也因此,他曾在80年代的臺灣掀起一陣“黑色旋風”。

羅大佑哪是江郎才盡,他是浪子回頭

羅大佑

“他與歌曲審查制度之間的對抗、對惡質的傳播媒體毫不妥協的尖銳態度,加上作品中充滿壓抑情緒,以及他特異的裝扮帶來的幾分神秘感,都相當符合一身墨黑的形象。”知名樂評人馬世芳如是評價。

或許大家都習慣了一個尖銳、硬氣的羅大佑,對於新專輯《家III》出人意料的溫暖,有人說他畢竟已經過氣,有人哀嘆一聲江郎才盡。

這個浮躁的時代,難道不允許人變老?

對於歷經滄桑、開創一代經典的音樂人,所有的判斷都顯得短促。毫無疑問的是,今天的羅大佑已經走出了人生的黑色時光,開始敞開心扉來接納俗世的安穩快樂。
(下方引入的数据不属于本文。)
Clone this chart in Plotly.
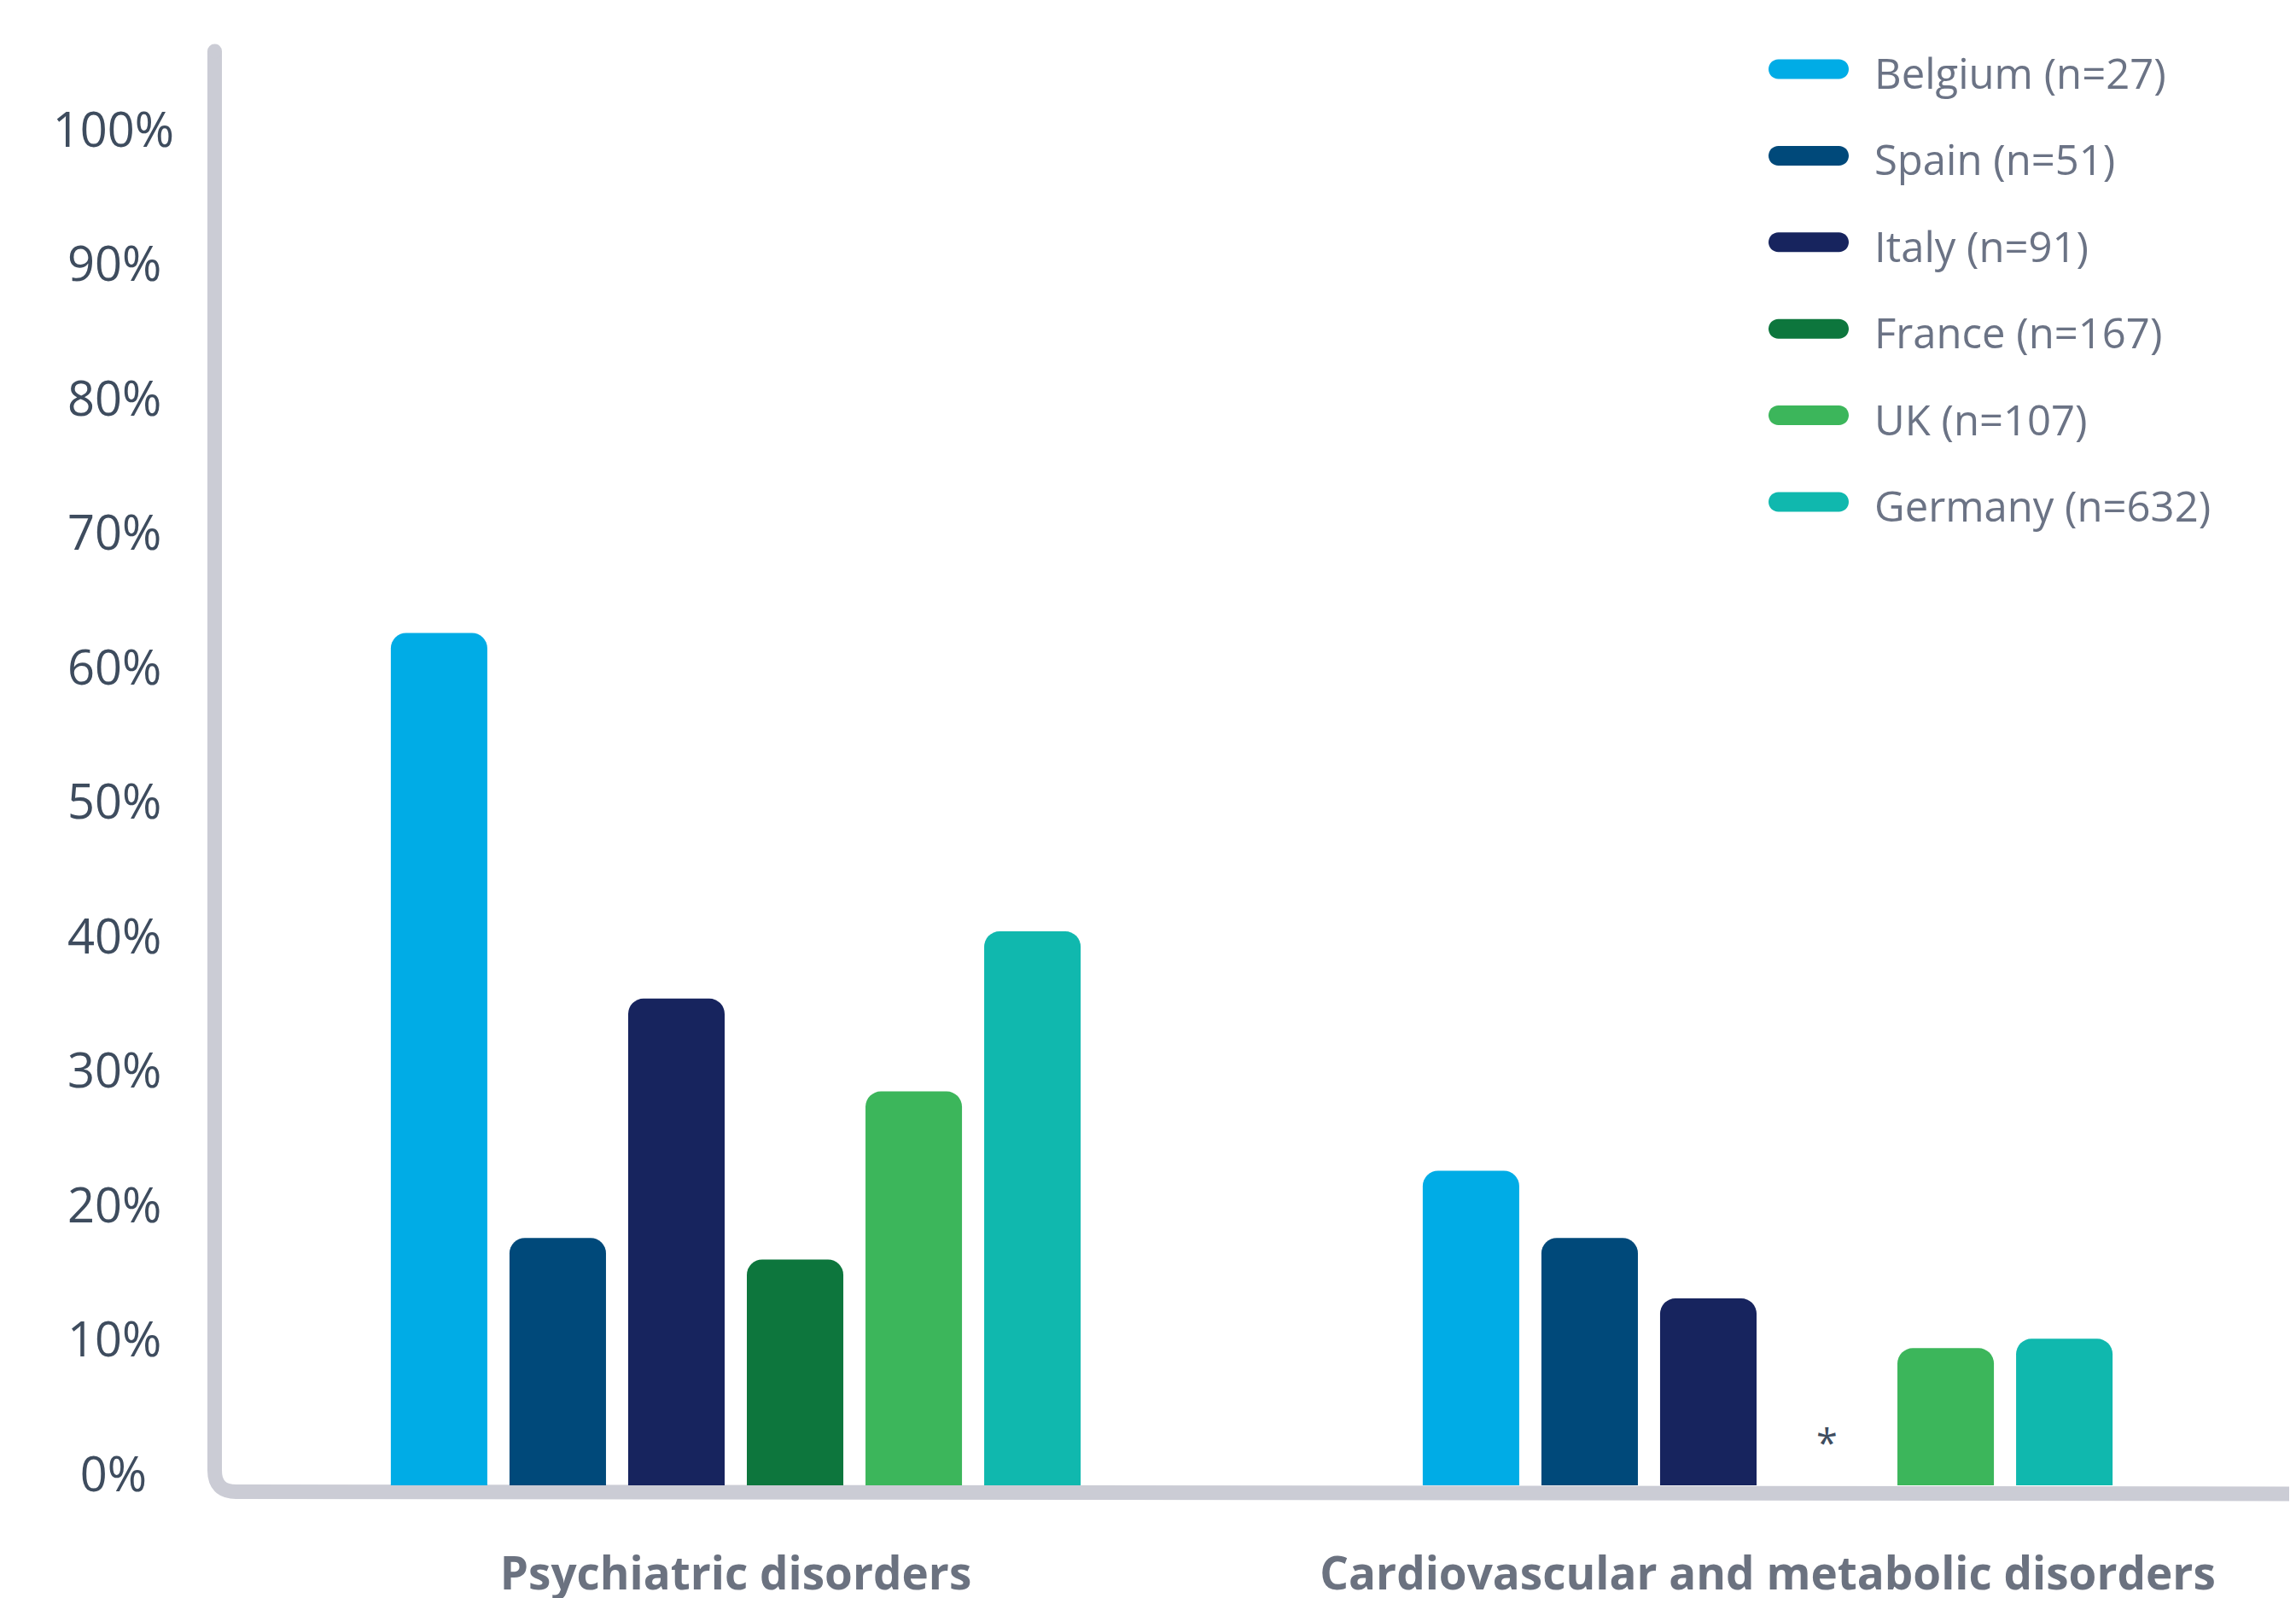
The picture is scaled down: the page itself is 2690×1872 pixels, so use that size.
import plotly.graph_objects as go

# ---------------- data ----------------
categories = ["Psychiatric disorders", "Cardiovascular and metabolic disorders"]
countries = ["Belgium", "Spain", "Italy", "France", "UK", "Germany"]
sample_sizes = [27, 51, 91, 167, 107, 632]
colors = ["#00ACE6", "#00497A", "#17245E", "#0D763D", "#3CB65B", "#10B8AE"]
psychiatric = [63.4, 18.4, 36.2, 16.8, 29.3, 41.2]
cardiometabolic = [23.4, 18.4, 13.9, None, 10.2, 10.9]
missing_marker = "*"          # shown where a value is not reported (France, cardio)
y_tickvals = [0, 10, 20, 30, 40, 50, 60, 70, 80, 90, 100]
y_ticktext = ["0%\u2007", "10%\u2008", "20%\u2008", "30%\u2008", "40%\u2008", "50%\u2008",
              "60%\u2008", "70%\u2008", "80%\u2008", "90%\u2008", "100%"]

# ---------------- layout geometry (pixels, page coordinates) ----------------
W, H = 2690, 1872
OFF = 8                        # page body margin offset
PLOT_LEFT, PLOT_TOP, PLOT_BOTTOM = 252, 30, 1740
ML = PLOT_LEFT - OFF
MT = PLOT_TOP - OFF
MB = H - (PLOT_BOTTOM - OFF)
MR = 0
PW, PH = W - ML - MR, H - MT - MB
PX_PER_CAT = 1209
FIRST_CAT_PX = 862
PX_PER_PCT = 15.75
BARGAP, BARGROUPGAP = 0.31, 0.187

x_lo = -(FIRST_CAT_PX - PLOT_LEFT) / PX_PER_CAT
x_hi = x_lo + PW / PX_PER_CAT
y_hi = PH / PX_PER_PCT

AXIS_COLOR = "#CBCCD5"
TICK_COLOR = "#3E4C5E"
LEG_COLOR = "#6B7385"
CAT_COLOR = "#6B7280"
FONT = "Open Sans"


def px(xp):
    return (xp - PLOT_LEFT) / PW


def py(yp):
    return (PLOT_BOTTOM - yp) / PH


fig = go.Figure()
for i, c in enumerate(countries):
    fig.add_trace(go.Bar(
        name=f"{c} (n={sample_sizes[i]})",
        x=categories,
        y=[psychiatric[i], cardiometabolic[i]],
        marker=dict(color=colors[i], line=dict(width=0), cornerradius=18),
        showlegend=False,
        hovertemplate="%{x}<br>" + c + ": %{y:.1f}%<extra></extra>",
    ))

shapes = []
# axis line with rounded corner
ax_x, ax_top, ax_y, r = 251.5, 60, 1747.5, 25
path = (f"M {px(ax_x)},{py(ax_top)} L {px(ax_x)},{py(ax_y - r)} "
        f"Q {px(ax_x)},{py(ax_y)} {px(ax_x + r)},{py(ax_y)} L {px(W + 20)},{py(ax_y + 2.5)}")
shapes.append(dict(type="path", path=path, xref="paper", yref="paper",
                   line=dict(color=AXIS_COLOR, width=17), layer="below"))
shapes.append(dict(type="circle", xref="paper", yref="paper",
                   x0=px(ax_x - 8.5), x1=px(ax_x + 8.5), y0=py(ax_top - 8.5), y1=py(ax_top + 8.5),
                   fillcolor=AXIS_COLOR, line=dict(width=0), layer="below"))

annotations = []
# custom legend with pill-shaped keys
LX0, LX1, LY0, LDY, LR = 2072, 2166, 81, 101.4, 11.5
k = 0.552 * LR
for i, c in enumerate(countries):
    cy = LY0 + i * LDY
    t, b = cy - LR, cy + LR
    pts = [
        ("M", [(LX0 + LR, t)]),
        ("L", [(LX1 - LR, t)]),
        ("C", [(LX1 - LR + k, t), (LX1, cy - k), (LX1, cy)]),
        ("C", [(LX1, cy + k), (LX1 - LR + k, b), (LX1 - LR, b)]),
        ("L", [(LX0 + LR, b)]),
        ("C", [(LX0 + LR - k, b), (LX0, cy + k), (LX0, cy)]),
        ("C", [(LX0, cy - k), (LX0 + LR - k, t), (LX0 + LR, t)]),
    ]
    d = " ".join(cmd + " " + " ".join(f"{px(a)},{py(bb)}" for a, bb in p) for cmd, p in pts) + " Z"
    shapes.append(dict(type="path", path=d, xref="paper", yref="paper",
                       fillcolor=colors[i], line=dict(width=0)))
    annotations.append(dict(
        text=f"{c} (n={sample_sizes[i]})", xref="paper", yref="paper",
        x=px(2194), y=py(cy + 4), xanchor="left", yanchor="middle", showarrow=False,
        font=dict(family=FONT, size=49, color=LEG_COLOR)))

# marker for the unreported value
fr = countries.index("France")
annotations.append(dict(
    text=missing_marker, xref="x", yref="y",
    x=1 + (fr - 2.5) * (1 - BARGAP) / len(countries), y=0,
    xanchor="center", yanchor="bottom", yshift=18, showarrow=False,
    font=dict(family=FONT, size=45, color=TICK_COLOR)))

fig.update_layout(
    width=W, height=H,
    margin=dict(l=ML, r=MR, t=MT, b=MB, pad=0, autoexpand=False),
    paper_bgcolor="white", plot_bgcolor="white",
    barmode="group", bargap=BARGAP, bargroupgap=BARGROUPGAP,
    shapes=shapes, annotations=annotations,
    showlegend=False,
    xaxis=dict(range=[x_lo, x_hi], showline=False, showgrid=False, zeroline=False,
               automargin=False, ticks="", ticklabelstandoff=68,
               tickfont=dict(family=FONT, size=53, color=CAT_COLOR, weight="bold"),
               fixedrange=True),
    yaxis=dict(range=[0, y_hi], showline=False, showgrid=False, zeroline=False,
               automargin=False, ticks="", tickvals=y_tickvals, ticktext=y_ticktext,
               ticklabelshift=-13, ticklabelstandoff=47,
               tickfont=dict(family=FONT, size=56, color=TICK_COLOR),
               fixedrange=True),
)

fig.write_html("out.html")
“如果這輩子不夠你體會,要有活兩次的準備。”羅大佑在《你準備要活兩次》裡溫情脈脈地唱道。

《家Ⅲ》給他們那一代人的漂泊迷茫畫上了句號,他們終於不再尖銳,不再與世界為敵。他們帶著一顆漂泊已久的蒙塵的心迴歸家庭,還能對妻女滿腹溫柔。

他們哪裡是江郎才盡啊,分明是良馬歸山,寶劍入鞘,浪子回頭。